N J Higham King Arthur: myth-making and history Routledge 2002
King Arthur. How this short phrase stimulates a knee-jerk reaction: from amateur historians who want to convince the public that their vision of the fabled monarch is true, and from hard-bitten historians who deny not only his existence but irascibly inveigh in print against what they regard as the lunatic fringe. Now this is not one of those academic books that castigates and berates that fringe while simultaneously feeding from the hand it bites, but it nevertheless very definitely takes a minimalist view of the existence of Arthur, king or otherwise. Nick Higham is well-placed to authoritatively examine the historical contexts in which the Arthurian legend grew, and does so in very great detail; a short review can only highlight one or two of the original contributions this study makes to the literature.

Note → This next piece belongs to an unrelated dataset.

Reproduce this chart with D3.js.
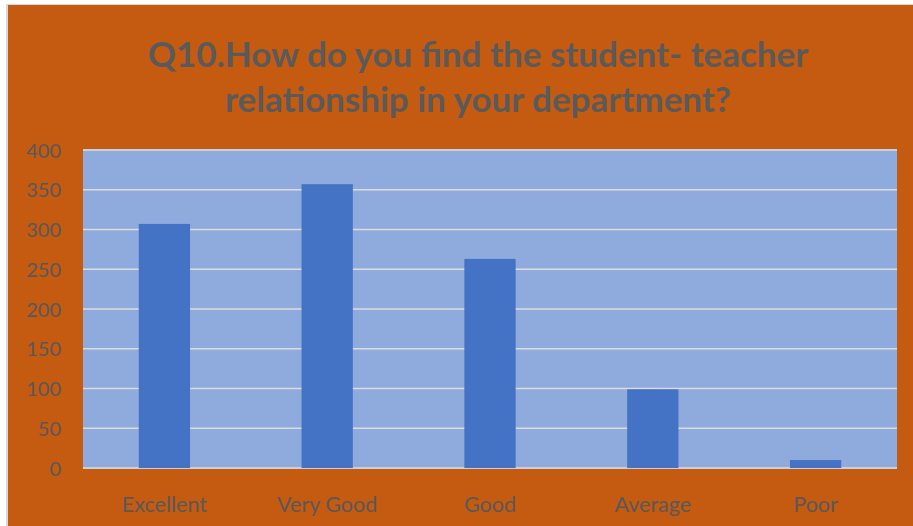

Higham believes the ‘historic’ figure of Arthur springs Athena-like from the creative imagination of the anonymous 9th-century author of the Historia Brittonum, the ‘History of the Britons’. He makes a good case for ‘Nennius’, or whoever the author of the History was, coming from in or around Gwent in south-east Wales (the author’s knowledge of local geography and lore suggests this); but the cleric is also writing a sophisticated metahistory for the Gwynedd dynasty of Merfyn Frych (825-844) in the opposite corner of Wales. Higham surmises that this composition, inter alia, portrayed Arthur as a Joshua figure to St Patrick’s Moses; and a quasi-biblical view of British history — with one or other ethnic peoples as God’s elect — permeates this clerical author’s vision as much as it did that of a Gildas or a Bede. To consider the chronicles, metahistories and poetry of the time as objective history in the modern sense, as many amateur historians or especially pseudohistorians do, is to fundamentally misjudge their purposes. For this principal reason Higham believes the details of Arthur as a military leader winning twelve ambiguously-identified battles are essentially made up according to what was expected of a figure in the Joshua mould.
The crunch comes with the obvious question: did the figure of Arthur then emerge ex nihilo into the legendary history of Britain? Higham suggests that “the most plausible conclusion is … that the historicized Arthur of the central Middle Ages had his roots in a Roman Artorius who had been taken up and developed within British folk stories already widespread by the beginning of the ninth century … The likeliest origin was a military leader of repute in Roman Britain who had become legendary” (page 97).
I think, after such a strong demolition of Nennius’ account, with Arthur’s exploits explained as being pure invention, that this is rather a weak fall-back position for the historian to take. However, whether you agree or not with this conclusion this is certainly a challenging yet fascinating study which must effectively throw cold water on all those “real Arthur” and “True Story” claims.